A
reader is unhappy with my use of quotations. He accuses me of laziness, of
padding my words with the words of others, of trying to mooch off their
authority and claim it as my own. Technically, I’m guilty, sort of, but I plead
the precedent defense. Think of Montaigne, Robert Burton, Sir Thomas Browne,
Jonathan Swift, Laurence Sterne, Herman Melville, James Joyce, T.S. Eliot, Jorge
Luis Borges, Samuel Beckett and Geoffrey Hill. Passages in some of their works
are virtual palimpsests of words drawn from other writers, sometimes
unacknowledged, even verging on plagiarism (especially in Sterne’s case). No, I’m
not mooching off their authority, elevating my status to theirs, etc., merely
putting the practice, the temperamental proclivity to quote, in context.
I
am rereading Petrarch and His World (1963)

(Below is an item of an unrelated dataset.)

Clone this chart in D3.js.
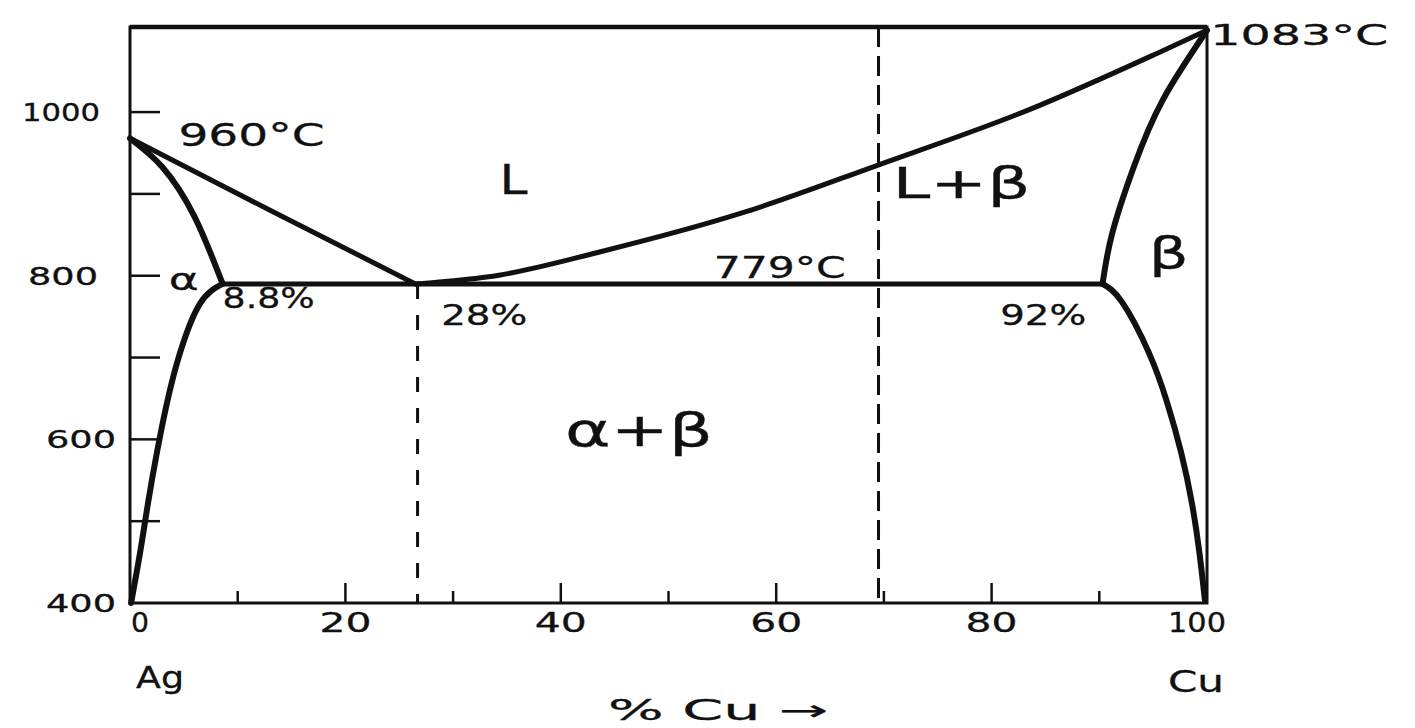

by Morris Bishop (the best friend at Cornell of Nabokov, no slouch when it came
to artful quotation). Bishop notes that Rerum
memorandarum libri (1343), “like Petrarch’s other books, is marred for the modern
reader by his abuse of quotations. But we live in an age of reference books and
of libraries [not to mention, anachronistically, the Internet]. Petrarch’s
readers had no place to look up anything.” In Epistolae metricae (1347), Petrarch replied to his critics:
“I
could use fewer [quotations]; I could even not write at all….But there is
nothing that moves me so much as the examples of great men. It’s useful to
uplift oneself, to test one’s mind to see if it contains something solid, generous,
firm, and constant against ill fortune, or if one has lied to oneself about
oneself. To do this there is no better way than to measure oneself against
these great men.” [All translations by Bishop.]
Bishop
approves: “His joyful friendship with the great dead moved him constantly to
repeat their words. To quote is to recognize another’s wisdom and to share it.”
Bishop then quotes another pertinent passage from one of Petrarch’s letters and
adds, parenthetically: “(Does a critic reproach me for quoting too much? I
quote Petrarch in defense of quotation.)”
What
I most want to do at Anecdotal Evidence is share my enthusiasm for writing well
and for reading good books. Often, the most efficient way to do that is to
quote our betters, “the great dead,” those who came before us, whose works
constitute the tradition in which all of us live. Call it writerly, readerly
gratitude, an impulse Chesterton described as “happiness doubled by wonder.”
1 comment:
I have to say that it's hard for me to believe this story of an unhappy reader. I think you've made him up as a straw man, and used him as an excuse to pad your writing with quotations. You lazy moocher, before long, you'll be using Cab Calloway lyrics as justification.